*Task statement*. Pictures do not belong in the copy; restate the records below word for word.

*Provided entries*.
>> Begin

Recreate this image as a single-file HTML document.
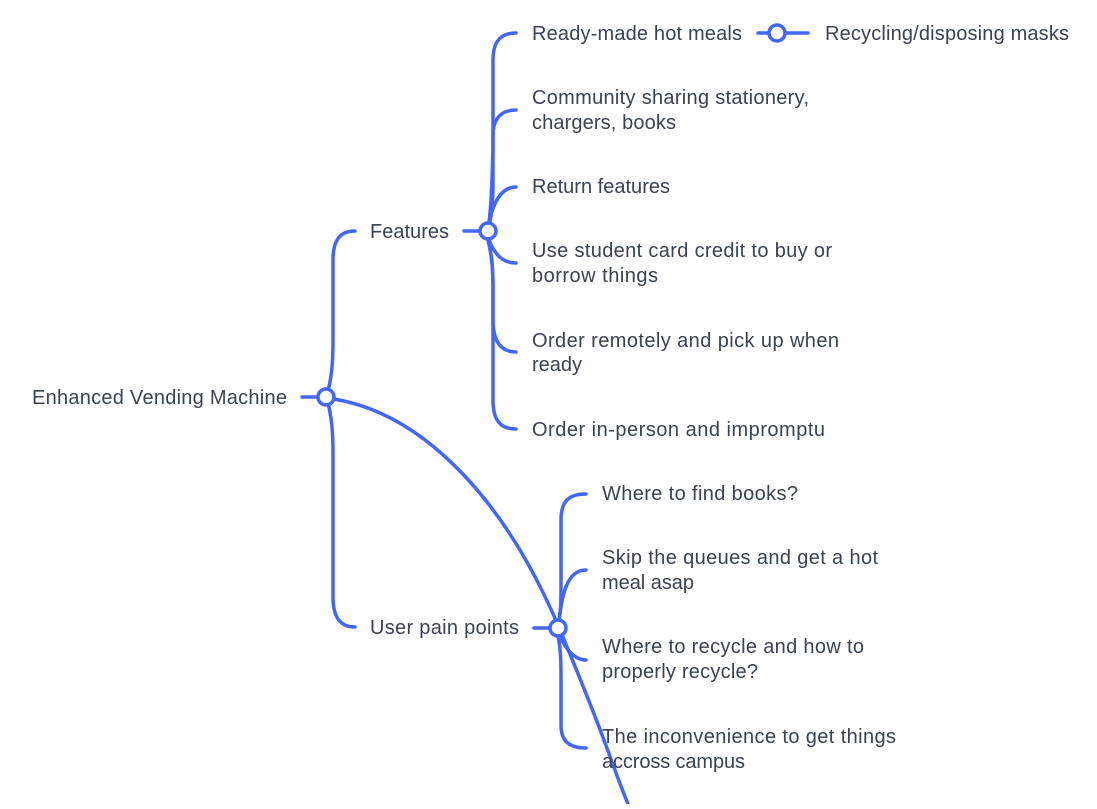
<!DOCTYPE html>
<html><head><style>
html,body{margin:0;padding:0;background:#fff;}
svg text{font-family:"Liberation Sans",sans-serif;font-size:20px;fill:#3b4250;}
</style></head><body>
<svg width="1097" height="804" viewBox="0 0 1097 804" xmlns="http://www.w3.org/2000/svg">
<g fill="none" stroke="#4466f8" stroke-width="3.5" stroke-linecap="round">
<line x1="302" y1="397" x2="318" y2="397"/>
<path d="M326,397 C332,380 333,360 333,340 L333,260 C333,240 340,231 355,231"/>
<path d="M326,397 C332,414 333,434 333,454 L333,597 C333,617 340,627 355,627"/>
<path d="M334,399 C430,415 510,510 560,630 S610,760 628,804"/>
<line x1="464" y1="231" x2="479" y2="231"/>
<path d="M488,231 C492,215 493,200 493,185 L493,60 C493,42 500,33 516,33"/>
<path d="M489,222 C492,200 493,150 493,135 C493,120 500,110 516,110"/>
<path d="M489,222 C493,205 500,187 516,187"/>
<path d="M489,240 C495,255 503,263 516,263"/>
<path d="M488,240 C492,255 493,270 493,290 L493,320 C493,340 500,352 516,352"/>
<path d="M488,240 C492,255 493,270 493,290 L493,400 C493,420 500,429 516,429"/>
<line x1="758" y1="33" x2="769" y2="33"/>
<line x1="786" y1="33" x2="808" y2="33"/>
<line x1="534" y1="628" x2="549" y2="628"/>
<path d="M558,628 C561,612 561,600 561,585 L561,520 C561,502 568,494 586,494"/>
<path d="M559,620 C562,600 565,570 586,570"/>
<path d="M560,636 C566,650 575,660 586,660"/>
<path d="M558,636 C561,650 561,665 561,680 L561,725 C561,740 568,748 586,748"/>
</g>
<g fill="#fff" stroke="#4466f8" stroke-width="3.5">
<circle cx="326" cy="397" r="8"/>
<circle cx="488" cy="231" r="8"/>
<circle cx="558" cy="628" r="8"/>
<circle cx="777" cy="33" r="8"/>
</g>
<text x="32" y="404" textLength="255">Enhanced Vending Machine</text>
<text x="370" y="238" textLength="79">Features</text>
<text x="370" y="634" textLength="149">User pain points</text>
<text x="532" y="40" textLength="210">Ready-made hot meals</text>
<text x="825" y="40" textLength="244">Recycling/disposing masks</text>
<text x="532" y="104" textLength="277">Community sharing stationery,</text>
<text x="532" y="129" textLength="144">chargers, books</text>
<text x="532" y="193" textLength="138">Return features</text>
<text x="532" y="257" textLength="300">Use student card credit to buy or</text>
<text x="532" y="282" textLength="126">borrow things</text>
<text x="532" y="347" textLength="307">Order remotely and pick up when</text>
<text x="532" y="371" textLength="50">ready</text>
<text x="532" y="436" textLength="293">Order in-person and impromptu</text>
<text x="602" y="500" textLength="196">Where to find books?</text>
<text x="602" y="564" textLength="276">Skip the queues and get a hot</text>
<text x="602" y="589" textLength="92">meal asap</text>
<text x="602" y="653" textLength="262">Where to recycle and how to</text>
<text x="602" y="678" textLength="156">properly recycle?</text>
<text x="602" y="743" textLength="294">The inconvenience to get things</text>
<text x="602" y="768" textLength="143">accross campus</text>
</svg>
</body></html>
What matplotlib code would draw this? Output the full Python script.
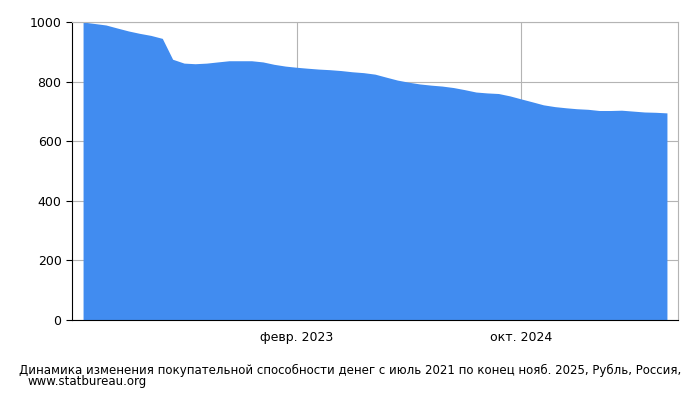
import matplotlib
matplotlib.use("Agg")
import matplotlib.pyplot as plt
import pandas as pd

dates = pd.date_range("2021-07-01", periods=53, freq="MS")
values = [1000, 995, 990, 980, 970, 962, 955, 945, 875, 862, 860, 862, 866, 870, 870, 870,
          866, 858, 852, 848, 845, 842, 840, 837, 833, 830, 825, 815, 805, 798, 792, 788,
          785, 780, 773, 765, 762, 760, 752, 742, 732, 722, 716, 712, 709, 707, 703, 703,
          704, 701, 698, 697, 695]
tick_dates = [pd.Timestamp("2023-02-01"), pd.Timestamp("2024-10-01")]
tick_labels = ["февр. 2023", "окт. 2024"]

fig = plt.figure(figsize=(7, 4), dpi=100)
ax = fig.add_axes([72/700, 80/400, 606/700, 298/400])
ax.fill_between(dates, values, 0, color="#418cf0", linewidth=0, zorder=2)
ax.set_xlim(pd.Timestamp("2021-06-01"), pd.Timestamp("2025-12-01"))
ax.set_ylim(0, 1000)
ax.set_yticks([0, 200, 400, 600, 800, 1000])
ax.set_xticks(tick_dates)
ax.set_xticklabels(tick_labels)
ax.grid(True, color="#b4b4b4", linewidth=0.8, zorder=1)
ax.set_axisbelow(True)
for s in ["top", "right"]:
    ax.spines[s].set_color("#b4b4b4")
ax.tick_params(labelsize=9, length=4)
ax.tick_params(axis="x", length=0, pad=8)
fig.text(0.5, 1 - 370/400, "Динамика изменения покупательной способности денег с июль 2021 по конец нояб. 2025, Рубль, Россия,",
         ha="center", va="center", fontsize=8.5)
fig.text(28/700, 1 - 381/400, "www.statbureau.org", ha="left", va="center", fontsize=8.5)
fig.savefig("out.png")
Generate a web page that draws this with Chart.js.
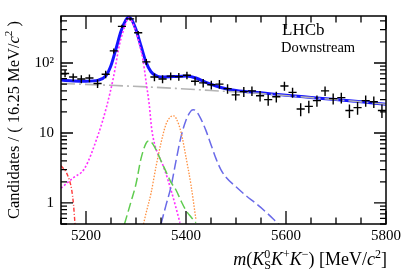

>> End

*Exercise result*.
Recreate this image as a single-file HTML document.
<!DOCTYPE html>
<html><head><style>
html,body{margin:0;padding:0;background:#fff;}
svg text{font-family:"Liberation Sans",sans-serif;font-size:20px;fill:#3b4250;}
</style></head><body>
<svg width="1097" height="804" viewBox="0 0 1097 804" xmlns="http://www.w3.org/2000/svg">
<g fill="none" stroke="#4466f8" stroke-width="3.5" stroke-linecap="round">
<line x1="302" y1="397" x2="318" y2="397"/>
<path d="M326,397 C332,380 333,360 333,340 L333,260 C333,240 340,231 355,231"/>
<path d="M326,397 C332,414 333,434 333,454 L333,597 C333,617 340,627 355,627"/>
<path d="M334,399 C430,415 510,510 560,630 S610,760 628,804"/>
<line x1="464" y1="231" x2="479" y2="231"/>
<path d="M488,231 C492,215 493,200 493,185 L493,60 C493,42 500,33 516,33"/>
<path d="M489,222 C492,200 493,150 493,135 C493,120 500,110 516,110"/>
<path d="M489,222 C493,205 500,187 516,187"/>
<path d="M489,240 C495,255 503,263 516,263"/>
<path d="M488,240 C492,255 493,270 493,290 L493,320 C493,340 500,352 516,352"/>
<path d="M488,240 C492,255 493,270 493,290 L493,400 C493,420 500,429 516,429"/>
<line x1="758" y1="33" x2="769" y2="33"/>
<line x1="786" y1="33" x2="808" y2="33"/>
<line x1="534" y1="628" x2="549" y2="628"/>
<path d="M558,628 C561,612 561,600 561,585 L561,520 C561,502 568,494 586,494"/>
<path d="M559,620 C562,600 565,570 586,570"/>
<path d="M560,636 C566,650 575,660 586,660"/>
<path d="M558,636 C561,650 561,665 561,680 L561,725 C561,740 568,748 586,748"/>
</g>
<g fill="#fff" stroke="#4466f8" stroke-width="3.5">
<circle cx="326" cy="397" r="8"/>
<circle cx="488" cy="231" r="8"/>
<circle cx="558" cy="628" r="8"/>
<circle cx="777" cy="33" r="8"/>
</g>
<text x="32" y="404" textLength="255">Enhanced Vending Machine</text>
<text x="370" y="238" textLength="79">Features</text>
<text x="370" y="634" textLength="149">User pain points</text>
<text x="532" y="40" textLength="210">Ready-made hot meals</text>
<text x="825" y="40" textLength="244">Recycling/disposing masks</text>
<text x="532" y="104" textLength="277">Community sharing stationery,</text>
<text x="532" y="129" textLength="144">chargers, books</text>
<text x="532" y="193" textLength="138">Return features</text>
<text x="532" y="257" textLength="300">Use student card credit to buy or</text>
<text x="532" y="282" textLength="126">borrow things</text>
<text x="532" y="347" textLength="307">Order remotely and pick up when</text>
<text x="532" y="371" textLength="50">ready</text>
<text x="532" y="436" textLength="293">Order in-person and impromptu</text>
<text x="602" y="500" textLength="196">Where to find books?</text>
<text x="602" y="564" textLength="276">Skip the queues and get a hot</text>
<text x="602" y="589" textLength="92">meal asap</text>
<text x="602" y="653" textLength="262">Where to recycle and how to</text>
<text x="602" y="678" textLength="156">properly recycle?</text>
<text x="602" y="743" textLength="294">The inconvenience to get things</text>
<text x="602" y="768" textLength="143">accross campus</text>
</svg>
</body></html>
What matplotlib code would draw this? Output the full Python script.
import matplotlib
matplotlib.use("Agg")
import matplotlib.pyplot as plt
import pandas as pd

dates = pd.date_range("2021-07-01", periods=53, freq="MS")
values = [1000, 995, 990, 980, 970, 962, 955, 945, 875, 862, 860, 862, 866, 870, 870, 870,
          866, 858, 852, 848, 845, 842, 840, 837, 833, 830, 825, 815, 805, 798, 792, 788,
          785, 780, 773, 765, 762, 760, 752, 742, 732, 722, 716, 712, 709, 707, 703, 703,
          704, 701, 698, 697, 695]
tick_dates = [pd.Timestamp("2023-02-01"), pd.Timestamp("2024-10-01")]
tick_labels = ["февр. 2023", "окт. 2024"]

fig = plt.figure(figsize=(7, 4), dpi=100)
ax = fig.add_axes([72/700, 80/400, 606/700, 298/400])
ax.fill_between(dates, values, 0, color="#418cf0", linewidth=0, zorder=2)
ax.set_xlim(pd.Timestamp("2021-06-01"), pd.Timestamp("2025-12-01"))
ax.set_ylim(0, 1000)
ax.set_yticks([0, 200, 400, 600, 800, 1000])
ax.set_xticks(tick_dates)
ax.set_xticklabels(tick_labels)
ax.grid(True, color="#b4b4b4", linewidth=0.8, zorder=1)
ax.set_axisbelow(True)
for s in ["top", "right"]:
    ax.spines[s].set_color("#b4b4b4")
ax.tick_params(labelsize=9, length=4)
ax.tick_params(axis="x", length=0, pad=8)
fig.text(0.5, 1 - 370/400, "Динамика изменения покупательной способности денег с июль 2021 по конец нояб. 2025, Рубль, Россия,",
         ha="center", va="center", fontsize=8.5)
fig.text(28/700, 1 - 381/400, "www.statbureau.org", ha="left", va="center", fontsize=8.5)
fig.savefig("out.png")
Generate a web page that draws this with Chart.js.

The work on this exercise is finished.